Who are we, even in our 'advanced' state today?

It would seem hard to argue that we, as a people, are very nice, except maybe to our close friends and relatives.  Instead, aren't poverty, dishonesty, and inequity rife, not just in our own 'advanced' culture but globally?  Subtle dishonorable manipulation of the rules allow some to gain, in intricate or devious ways, while the majority do without.

This is nothing new, but even at our supposed reflective seasonal holiday of caring, it is to me stark how unseasonable is our behavior the rest of the time.  Maybe we need a Christmas to remind us, by contrast, of who we are (or aren't) the rest of the year; but when it becomes a time for getting things, decorating our homes to suggest to others how loving and giving we are (because, after all, we celebrate the holiday--as our yearly growing displays show, no?), this holiday comes to seem rather cynically self-serving.  Don't miss those last-minute sales!

There is nothing new in these sentiments, and perhaps there is nothing new in the hypocrisy of our annual festival of self-congratulation.

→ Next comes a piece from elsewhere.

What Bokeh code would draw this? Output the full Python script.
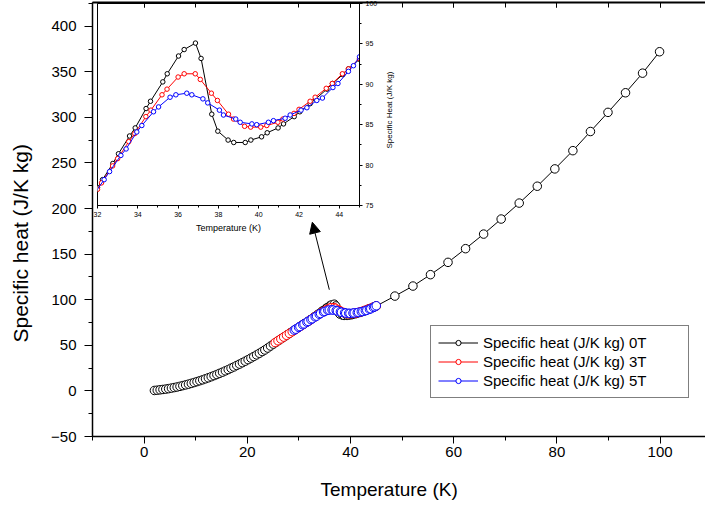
from bokeh.plotting import figure
from bokeh.models import (Range1d, LinearAxis, SingleIntervalTicker, Arrow, NormalHead,
                          Legend, LegendItem, Label, Title, CustomJSTickFormatter)
from bokeh.embed import file_html
from bokeh.resources import INLINE

FONT = "Liberation Sans"

# ---------------- data ----------------
# 0T, low temperature part
t0_low = [2.0, 2.55, 3.1, 3.65, 4.2, 4.75, 5.3, 5.85, 6.4, 6.95, 7.5, 8.05, 8.6, 9.15,
          9.7, 10.25, 10.8, 11.35, 11.9, 12.45, 13.0, 13.55, 14.1, 14.65, 15.2, 15.75,
          16.3, 16.85, 17.4, 17.95, 18.5, 19.05, 19.6, 20.15, 20.7, 21.25, 21.8, 22.35,
          22.9, 23.4]
c0_low = [0.5, 0.8, 1.2, 1.6, 2.0, 2.5, 3.1, 3.7, 4.3, 5.0, 5.8, 6.6, 7.4, 8.3,
          9.2, 10.2, 11.2, 12.2, 13.3, 14.4, 15.6, 16.8, 18.0, 19.3, 20.6, 22.0,
          23.4, 24.9, 26.3, 27.9, 29.4, 31.0, 32.6, 34.3, 36.0, 37.7, 39.5, 41.3,
          43.2, 44.9]
# 0T, between the low part and the transition
t0_mid = [23.95, 24.5, 25.05, 25.6, 26.15, 26.7, 27.25, 27.8, 28.35, 28.9, 29.45,
          30.0, 30.55, 31.1, 31.65]
c0_mid = [47.0, 49.2, 51.3, 53.4, 55.5, 57.6, 59.6, 61.7, 63.8, 65.9, 67.9,
          70.0, 72.0, 74.0, 75.8]
# 0T, transition region (inset range)
t0_peak = [32.0, 32.25, 32.76, 33.04, 33.59, 33.87, 34.41, 34.63, 35.24, 35.46, 36.02,
           36.30, 36.86, 37.14, 37.67, 37.97, 38.48, 38.76, 39.33, 39.61, 40.14, 40.42,
           40.96, 41.23, 41.76, 42.04, 42.55, 42.83, 43.38, 43.66, 44.17, 44.45, 45.0]
c0_peak = [77.2, 78.2, 80.2, 81.4, 83.6, 84.6, 87.0, 87.9, 90.3, 91.3, 93.5,
           94.3, 95.1, 93.2, 86.3, 84.2, 83.1, 82.8, 82.8, 83.1, 83.5, 84.0,
           84.6, 85.1, 86.0, 86.6, 87.6, 88.2, 89.4, 90.1, 91.2, 91.9, 93.1]
# 0T, high temperature part
t0_high = [48.6, 52.1, 55.5, 58.9, 62.3, 65.8, 69.2, 72.7, 76.2, 79.6, 83.1, 86.5,
           89.9, 93.3, 96.6, 99.9]
c0_high = [104.0, 115.0, 127.5, 141.0, 156.0, 172.0, 188.5, 206.0, 224.5, 243.5,
           263.5, 284.5, 305.5, 327.0, 348.5, 372.0]

# 3T
t3 = [25.4, 25.95, 26.5, 27.05, 27.6, 28.15, 28.7, 29.25, 29.8, 30.35, 30.9, 31.45,
      32.0, 32.2, 32.75, 33.0, 33.55, 33.85, 34.4, 34.65, 35.2, 35.45, 36.0, 36.3,
      36.85, 37.1, 37.65, 37.95, 38.5, 38.75, 39.3, 39.6, 40.1, 40.4, 40.95, 41.2,
      41.75, 42.0, 42.55, 42.8, 43.35, 43.65, 44.15, 44.45, 45.0]
c3 = [53.0, 55.0, 57.0, 59.0, 61.0, 63.0, 65.0, 67.0, 69.0, 71.0, 73.0, 75.0,
      77.0, 77.8, 79.9, 80.8, 82.9, 83.9, 86.0, 86.8, 88.7, 89.4, 90.9, 91.3,
      91.3, 90.6, 88.9, 88.0, 86.3, 85.7, 84.8, 84.7, 84.7, 84.9, 85.3, 85.7,
      86.4, 86.9, 87.9, 88.4, 89.5, 90.1, 91.3, 91.9, 93.2]

# 5T
t5 = [29.1, 29.4, 29.95, 30.2, 30.75, 31.0, 31.55, 31.8,
      32.33, 32.6, 33.16, 33.42, 33.95, 34.2, 34.78, 35.03, 35.6, 35.89, 36.43, 36.68,
      37.23, 37.47, 38.05, 38.25, 38.86, 39.08, 39.66, 39.9, 40.48, 40.73, 41.31, 41.56,
      42.1, 42.39, 42.88, 43.16, 43.68, 43.93, 44.45, 44.7, 45.0]
c5 = [66.7, 67.7, 69.7, 70.6, 72.6, 73.5, 75.4, 76.3,
      78.2, 79.2, 81.2, 82.0, 84.1, 84.9, 86.6, 87.2, 88.4, 88.7, 88.9, 88.7,
      88.2, 87.7, 86.8, 86.2, 85.7, 85.3, 85.1, 85.0, 85.3, 85.5, 85.8, 86.2,
      86.8, 87.1, 88.0, 88.3, 89.6, 90.1, 91.6, 92.3, 93.4]

t0 = t0_low + t0_mid + t0_peak + t0_high
c0 = c0_low + c0_mid + c0_peak + c0_high

labels = ["Specific heat (J/K kg) 0T", "Specific heat (J/K kg) 3T", "Specific heat (J/K kg) 5T"]
colors = ["black", "red", "blue"]
x_title = "Temperature (K)"
y_title = "Specific heat (J/K kg)"
inset_y_title = "Specific Heat (J/K kg)"

# arrow (data coords of main plot): tail -> head
arrow_tail = (35.9, 111.0)
arrow_head = (32.6, 185.0)

# ---------------- main figure ----------------
p = figure(width=705, height=507, output_backend="svg", toolbar_location=None,
           x_range=Range1d(-10, 108.8), y_range=Range1d(-50, 426),
           min_border_left=92, min_border_right=0, min_border_top=2, min_border_bottom=71)
p.outline_line_color = None
p.xgrid.visible = False
p.ygrid.visible = False
p.background_fill_color = "white"

xa = p.xaxis[0]
xa.ticker = SingleIntervalTicker(interval=20, num_minor_ticks=2)
ya = p.yaxis[0]
ya.ticker = SingleIntervalTicker(interval=50, num_minor_ticks=2)
for ax in (xa, ya):
    ax.axis_line_color = "black"
    ax.axis_line_width = 1.5
    ax.major_tick_line_color = "black"
    ax.minor_tick_line_color = "black"
    ax.major_tick_in = 0
    ax.minor_tick_in = 0
    ax.major_label_text_font = FONT
    ax.major_label_text_font_size = "15px"
    ax.major_label_text_color = "black"
xa.major_tick_out = 7
xa.minor_tick_out = 4
ya.major_tick_out = 8
ya.minor_tick_out = 4
xa.major_label_standoff = 3
ya.major_label_standoff = 8

top = LinearAxis(ticker=SingleIntervalTicker(interval=20, num_minor_ticks=2),
                 formatter=CustomJSTickFormatter(code="return ''"))
top.axis_line_width = 2
top.major_tick_out = 0
top.minor_tick_out = 0
top.major_tick_in = 5
top.minor_tick_in = 5
top.major_label_standoff = 0
p.add_layout(top, "above")


def spacer(size):
    """An invisible axis that only reserves room between an axis and its title."""
    s = LinearAxis(ticker=SingleIntervalTicker(interval=1000, num_minor_ticks=0),
                   formatter=CustomJSTickFormatter(code="return ''"))
    s.axis_line_color = None
    s.major_tick_line_color = None
    s.minor_tick_line_color = None
    s.major_tick_in = 0
    s.major_tick_out = size
    s.minor_tick_out = 0
    s.major_label_standoff = 0
    return s


p.add_layout(spacer(15), "left")
p.add_layout(spacer(15), "below")

# axis titles as side titles, offset to where the reference shows them
p.add_layout(Title(text=y_title, align="left", offset=94, standoff=4,
                   text_font=FONT, text_font_size="21px", text_font_style="normal",
                   text_color="black"), "left")
p.add_layout(Title(text=x_title, align="left", offset=228, standoff=4,
                   text_font=FONT, text_font_size="19px", text_font_style="normal",
                   text_color="black"), "below")

items = []
for t, c, col, lab in zip([t0, t3, t5], [c0, c3, c5], colors, labels):
    r_line = p.line(t, c, line_color=col, line_width=1)
    r_pts = p.scatter(t, c, marker="circle", size=8.5, fill_color="white",
                      line_color=col, line_width=1)
    items.append(LegendItem(label=lab, renderers=[r_line, r_pts]))

legend = Legend(items=items, location=(338, 38))
legend.label_text_font = FONT
legend.label_text_font_size = "15px"
legend.label_text_color = "black"
legend.border_line_color = "black"
legend.border_line_width = 1
legend.background_fill_color = "white"
legend.background_fill_alpha = 1
legend.padding = 7
legend.spacing = 0
legend.glyph_width = 40
legend.glyph_height = 13
legend.label_height = 19
legend.label_width = 198
legend.label_standoff = 5
legend.margin = 0
p.add_layout(legend, "center")

p.add_layout(Arrow(end=NormalHead(size=11, fill_color="black", line_color="black"),
                   x_start=arrow_tail[0], y_start=arrow_tail[1],
                   x_end=arrow_head[0], y_end=arrow_head[1],
                   line_color="black", line_width=1))

# inset's y title: drawn on the main canvas (inside its frame), right of the inset
p.add_layout(Label(x=47.5, y=308.0, text=inset_y_title, angle=90,
                   angle_units="deg", text_align="center", text_baseline="middle",
                   text_font=FONT, text_font_size="8px", text_color="black"))

# ---------------- inset figure ----------------
ins = figure(width=315, height=237, output_backend="svg", toolbar_location=None,
             x_range=Range1d(32, 45), y_range=Range1d(75, 100), y_axis_location="right",
             min_border_left=5, min_border_right=48, min_border_top=3, min_border_bottom=32)
ins.xgrid.visible = False
ins.ygrid.visible = False
ins.background_fill_color = None
ins.border_fill_color = None
ins.outline_line_color = "black"
ins.outline_line_width = 1

ixa = ins.xaxis[0]
iya = ins.yaxis[0]
ixa.ticker = SingleIntervalTicker(interval=2, num_minor_ticks=2)
iya.ticker = SingleIntervalTicker(interval=5, num_minor_ticks=2)
for ax in (ixa, iya):
    ax.axis_line_color = "black"
    ax.major_tick_in = 0
    ax.minor_tick_in = 0
    ax.major_tick_out = 3
    ax.minor_tick_out = 2
    ax.major_label_text_font = FONT
    ax.major_label_text_font_size = "7px"
    ax.major_label_text_color = "black"
    ax.major_label_standoff = 3
    ax.axis_label_text_font = FONT
    ax.axis_label_text_font_size = "9px"
    ax.axis_label_text_font_style = "normal"
    ax.axis_label_text_color = "black"
ixa.axis_label = x_title
ixa.axis_label_standoff = 3

for t, c, col in zip([t0, t3, t5], [c0, c3, c5], colors):
    ins.line(t, c, line_color=col, line_width=1)
    ins.scatter(t, c, marker="circle", size=4.5, fill_color="white",
                line_color=col, line_width=1)

ins.styles = {"position": "absolute", "left": "92px", "top": "0px", "z-index": "10"}

open("out.html", "w").write(file_html([p, ins], INLINE))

Sadly, to me, this nothing-newness is know-nothingness, because we can know otherwise.  Below are the two final pages of my marked-up copy of the great co-discoverer of evolution Alfred Wallace's The Malay Archipelago (1869), reporting his adventures in the Pacific islands during 1854 and 62:

I write this post as a kind of reminder, of who we are relative to who we fancy ourselves to be, relative to who we once were.  We are bid to be thoughtful of others at this time, to be caring and sharing, with the self-flattering notion that we'll actually carry that spirit throughout the year.  Will that ever be the general truth?